Browne worked for Lionel Cranfield, 1st Earl of Middlesex, who was Keeper of the Wardrobe. He employed them to supply banners, cushions, and chairs to Westminster Abbey for the funeral of Anne of Denmark, and to furnish a lodging and chapel for the Spanish ambassador Diego Sarmiento de Acuña, Count of Gondomar at Ely House in March 1620.

A number of Browne's bills for Cranfield's own houses survive at the Kent History and Library Centre, Maidstone. Cranfield's homes included Chelsea House, which he bought in 1619 and improved employing the services of Inigo Jones and Nicholas Stone, and Copthall in Essex. His furnishings were supplied by Oliver Browne and John Baker, who had "dressed" Anne of Denmark's cabinet room in 1605, and painted and gilded by Thomas Capp. These included a suite of furnishings for Cranfield's second wife Anne Brett's "lying-in" at Chelsea in 1621 with a cradle with a canopy of crimson damask for James Cranfield in 1621. Furniture from Copthall was taken to Knole in 1701.

A bed surviving at Knole (National Trust) is thought to have been one of Cranfield's commissions from Baker and Browne. The silk hangings are decorated with "spangles" or "oes", early modern sequins, and the piece has long been known as the "Spangled Bed". The collection also includes an influential early sofa or couch design, known as the "Knole Settee".

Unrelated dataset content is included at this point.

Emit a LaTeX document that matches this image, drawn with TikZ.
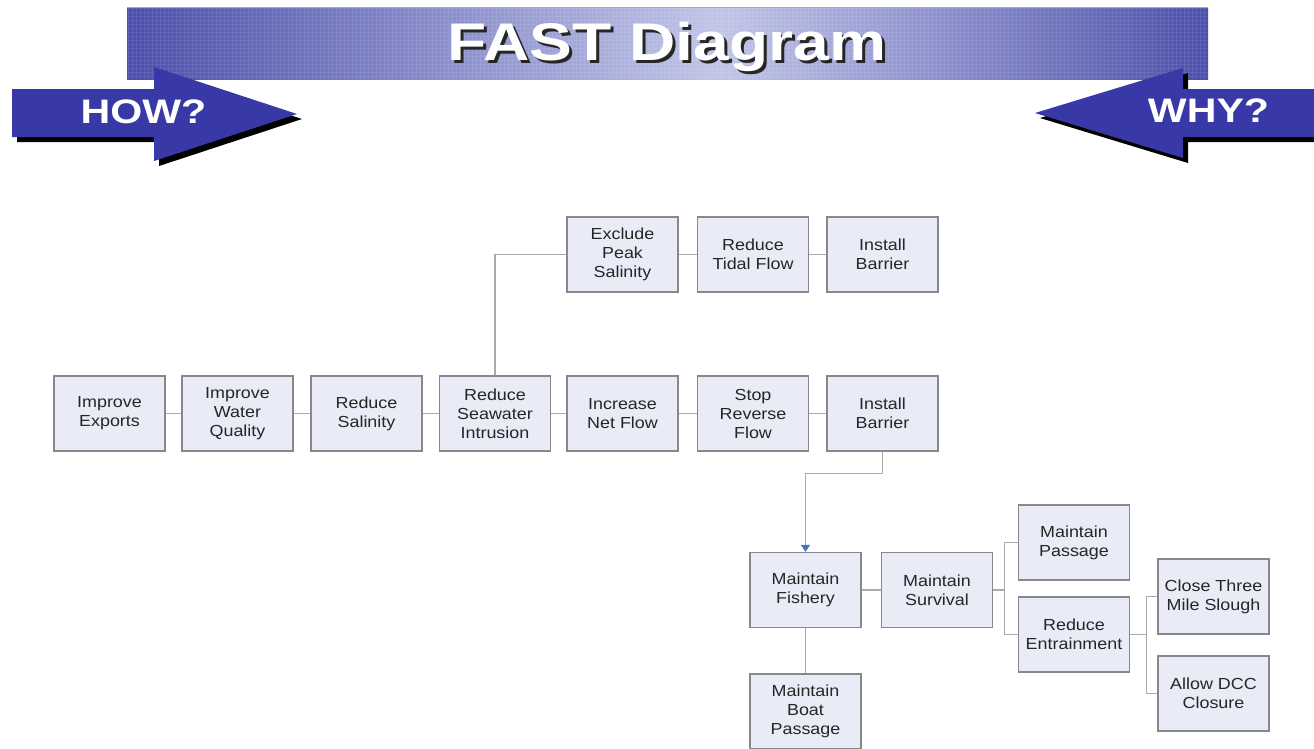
\documentclass[tikz,border=0pt]{standalone}
\usepackage{fontspec}
\setmainfont{Liberation Sans}[FakeStretch=1.12]
\newfontfamily\hdfont{Liberation Sans}[FakeStretch=1.21]
\usetikzlibrary{arrows.meta}
\definecolor{boxfill}{RGB}{233,235,247}
\definecolor{boxdraw}{RGB}{135,135,140}
\definecolor{connc}{RGB}{170,170,170}
\definecolor{arrblue}{RGB}{68,114,196}
\definecolor{howblue}{RGB}{56,56,166}
\definecolor{bandark}{RGB}{74,78,172}
\definecolor{banlight}{RGB}{192,197,232}
\begin{document}
\begin{tikzpicture}[x=1pt,y=-1pt,
  fbox/.style={draw=boxdraw,line width=1.3pt,fill=boxfill,minimum width=111pt,minimum height=75pt,inner sep=1pt,align=center,font=\fontsize{16}{19}\selectfont,text=black!85},
  link/.style={draw=connc,line width=1.3pt},
  bigarrow/.style={fill=howblue},
  arrshadow/.style={fill=black},
  arrlabel/.style={text=white,font=\hdfont\bfseries\fontsize{34}{34}\selectfont,inner sep=0pt,anchor=base},
  titlefont/.style={font=\hdfont\bfseries\fontsize{53}{53}\selectfont,inner sep=0pt,anchor=base}
]
\useasboundingbox (0,0) rectangle (1314,748);
\fill[white] (0,0) rectangle (1314,748);

% banner
\shade[left color=bandark,right color=banlight] (127,7) rectangle (721,79);
\shade[left color=banlight,right color=bandark] (720,7) rectangle (1208,79);
\begin{scope}
  \clip (127,7) rectangle (1208,79);
  \draw[white,opacity=0.10,line width=0.5pt,step=4pt] (127,7) grid (1208,79);
\end{scope}
\draw[gray!70,line width=0.8pt] (127,7) -- (1208,7);
\node[titlefont,text=black!85] (titlesh) at (670,63) {FAST Diagram};
\node[titlefont,text=white] (title) at (667,60) {FAST Diagram};

% HOW arrow
\fill[arrshadow] (17,94) -- (159,94) -- (159,72) -- (302,119) -- (159,166) -- (159,142) -- (17,142) -- cycle;
\fill[bigarrow] (12,89) -- (154,89) -- (154,67) -- (297,114) -- (154,161) -- (154,137) -- (12,137) -- cycle;
\node[arrlabel] (how) at (143.5,123) {HOW?};

% WHY arrow
\fill[arrshadow] (1040,118) -- (1188,73) -- (1188,94) -- (1320,94) -- (1320,142) -- (1188,142) -- (1188,163) -- cycle;
\fill[bigarrow] (1035,113) -- (1183,68) -- (1183,89) -- (1320,89) -- (1320,137) -- (1183,137) -- (1183,158) -- cycle;
\node[arrlabel] (why) at (1208.5,122) {WHY?};

% boxes
\node[fbox] (ie)  at (109.5,413.5) {Improve\\Exports};
\node[fbox] (iw)  at (237.5,413.5) {Improve\\Water\\Quality};
\node[fbox] (rs)  at (366.5,413.5) {Reduce\\Salinity};
\node[fbox] (rsi) at (495,413.5)   {Reduce\\Seawater\\Intrusion};
\node[fbox] (inf) at (622.5,413.5) {Increase\\Net Flow};
\node[fbox] (srf) at (753,413.5)   {Stop\\Reverse\\Flow};
\node[fbox] (ib2) at (882.5,413.5) {Install\\Barrier};
\node[fbox] (eps) at (622.5,254.5) {Exclude\\Peak\\Salinity};
\node[fbox] (rtf) at (753,254.5)   {Reduce\\Tidal Flow};
\node[fbox] (ib1) at (882.5,254.5) {Install\\Barrier};
\node[fbox] (mf)  at (805.5,590)   {Maintain\\Fishery};
\node[fbox] (ms)  at (937,590)     {Maintain\\Survival};
\node[fbox] (mp)  at (1074,542.5)  {Maintain\\Passage};
\node[fbox] (re)  at (1074,634.5)  {Reduce\\Entrainment};
\node[fbox] (ct)  at (1213.5,596.5) {Close Three\\Mile Slough};
\node[fbox] (ad)  at (1213.5,693.5) {Allow DCC\\Closure};
\node[fbox] (mb)  at (805.5,711.5) {Maintain\\Boat\\Passage};

% connectors
\draw[link] (ie) -- (iw);
\draw[link] (iw) -- (rs);
\draw[link] (rs) -- (rsi);
\draw[link] (rsi) -- (inf);
\draw[link] (inf) -- (srf);
\draw[link] (srf) -- (ib2);
\draw[link] (eps) -- (rtf);
\draw[link] (rtf) -- (ib1);
\draw[link] (rsi.north) |- (eps.west);
\draw[link,-{Triangle[width=9pt,length=7pt,color=arrblue]}] (ib2.south) -- ([yshift=-22pt]ib2.south) -| (mf.north);
\draw[link] (mf) -- (ms);
\draw[link] (ms.east) -- ++(11,0) coordinate (j1);
\draw[link] (j1) |- (mp.west);
\draw[link] (j1) |- (re.west);
\draw[link] (re.east) -- ++(16,0) coordinate (j2);
\draw[link] (j2) |- (ct.west);
\draw[link] (j2) |- (ad.west);
\draw[link] (mf) -- (mb);
\end{tikzpicture}
\end{document}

King James became increasingly infirm, but continued to ride and hunt. In December 1624, Oliver Browne provided six portable velvet chairs to use at the hunt, and six special Spanish leather chairs to lift him to and from his bed. Browne and Baker provided textiles for the hearse or catafalque designed by Inigo Jones in Westminster Abbey for the king's funeral.

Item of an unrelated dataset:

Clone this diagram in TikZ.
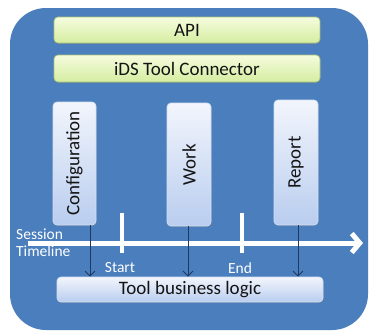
\documentclass[tikz,border=0pt]{standalone}
\usepackage{fontspec}
\setmainfont{Carlito}
\usepackage{graphicx}
\usetikzlibrary{arrows.meta,shadows}

\definecolor{panelblue}{HTML}{4B7EBC}
\definecolor{greentop}{HTML}{F5FCDE}
\definecolor{greenbot}{HTML}{D5EDA0}
\definecolor{greenedge}{HTML}{A9C277}
\definecolor{bluetop}{HTML}{F2F5FC}
\definecolor{bluebot}{HTML}{B9CDEF}
\definecolor{blueedge}{HTML}{D3DFF4}
\definecolor{navy}{HTML}{1F3763}
\definecolor{ink}{HTML}{141414}

\tikzset{
  layer/.style={draw=greenedge, line width=0.7pt, rounded corners=4pt,
    top color=greentop, bottom color=greenbot, text=ink,
    font=\fontsize{19}{21}\selectfont, inner sep=0pt,
    drop shadow={opacity=0.35, shadow xshift=0.6pt, shadow yshift=-1.2pt}},
  phase/.style={draw=blueedge, line width=0.7pt, rounded corners=4pt,
    top color=bluetop, bottom color=bluebot, text=ink,
    font=\fontsize{19}{21}\selectfont, inner sep=0pt,
    drop shadow={opacity=0.35, shadow xshift=0.6pt, shadow yshift=-1.2pt}},
  tag/.style={text=white, font=\fontsize{15.5}{16}\selectfont, inner sep=0pt},
  flow/.style={draw=navy, line width=0.9pt, -{Straight Barb[length=5pt,width=10pt]}},
  tick/.style={draw=white, line width=4pt},
}

\begin{document}
\begin{tikzpicture}[x=1pt, y=-1pt]
  % canvas
  \fill[white] (0,0) rectangle (371,333);
  \useasboundingbox (0,0) rectangle (371,333);

  % outer panel
  \fill[panelblue, rounded corners=36pt] (10,8) rectangle (368,330);

  % stacked layers
  \node[layer, minimum width=266pt, minimum height=26pt] (api) at (187,30) {API};
  \node[layer, minimum width=266pt, minimum height=27pt] (ids) at (187,68.5) {iDS Tool Connector};

  % session phases
  \node[phase, minimum width=43pt, minimum height=123pt] (cfg) at (74.5,163.5)
    {\rotatebox{90}{Configuration}};
  \node[phase, minimum width=44pt, minimum height=123pt] (work) at (189,164.5)
    {\rotatebox{90}{Work}};
  \node[phase, minimum width=44pt, minimum height=125pt] (rep) at (296,162.5)
    {\rotatebox{90}{Report}};

  % business logic layer
  \node[phase, minimum width=266pt, minimum height=25pt] (logic) at (190,289.5)
    {Tool business logic};

  % session timeline
  \coordinate (tl0) at (28,243);
  \coordinate (tl1) at (363,243);
  \draw[draw=white, line width=5pt, -{Straight Barb[length=8pt,width=19pt]}] (tl0) -- (tl1);

  \coordinate (s0) at (122,213);
  \coordinate (s1) at (122,253);
  \coordinate (e0) at (242,213);
  \coordinate (e1) at (242,253);
  \draw[tick] (s0) -- (s1);
  \draw[tick] (e0) -- (e1);

  \node[tag, anchor=west] (sess) at (16,234) {Session};
  \node[tag, anchor=west] (tline) at (16,251) {Timeline};
  \node[tag] (start) at (120,268) {Start};
  \node[tag] (end) at (240,268) {End};

  % calls into the business logic
  \draw[flow] ([xshift=15.5pt]cfg.south) -- ([xshift=15.5pt]cfg.south |- logic.north);
  \draw[flow] ([xshift=-1pt]work.south) -- ([xshift=-1pt]work.south |- logic.north);
  \draw[flow] ([xshift=2pt]rep.south) -- ([xshift=2pt]rep.south |- logic.north);
\end{tikzpicture}
\end{document}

In 1644, Oliver Browne was upholsterer to the Houses of Parliament. He was still working with John Baker, and they petitioned for payment for the hire of tapestry from Oatlands Palace used to hang rooms near the Parliament Chamber. Browne and Baker were paid £180 for the hire of these four suites of hangings and other services to the "House of Peers" in 1646.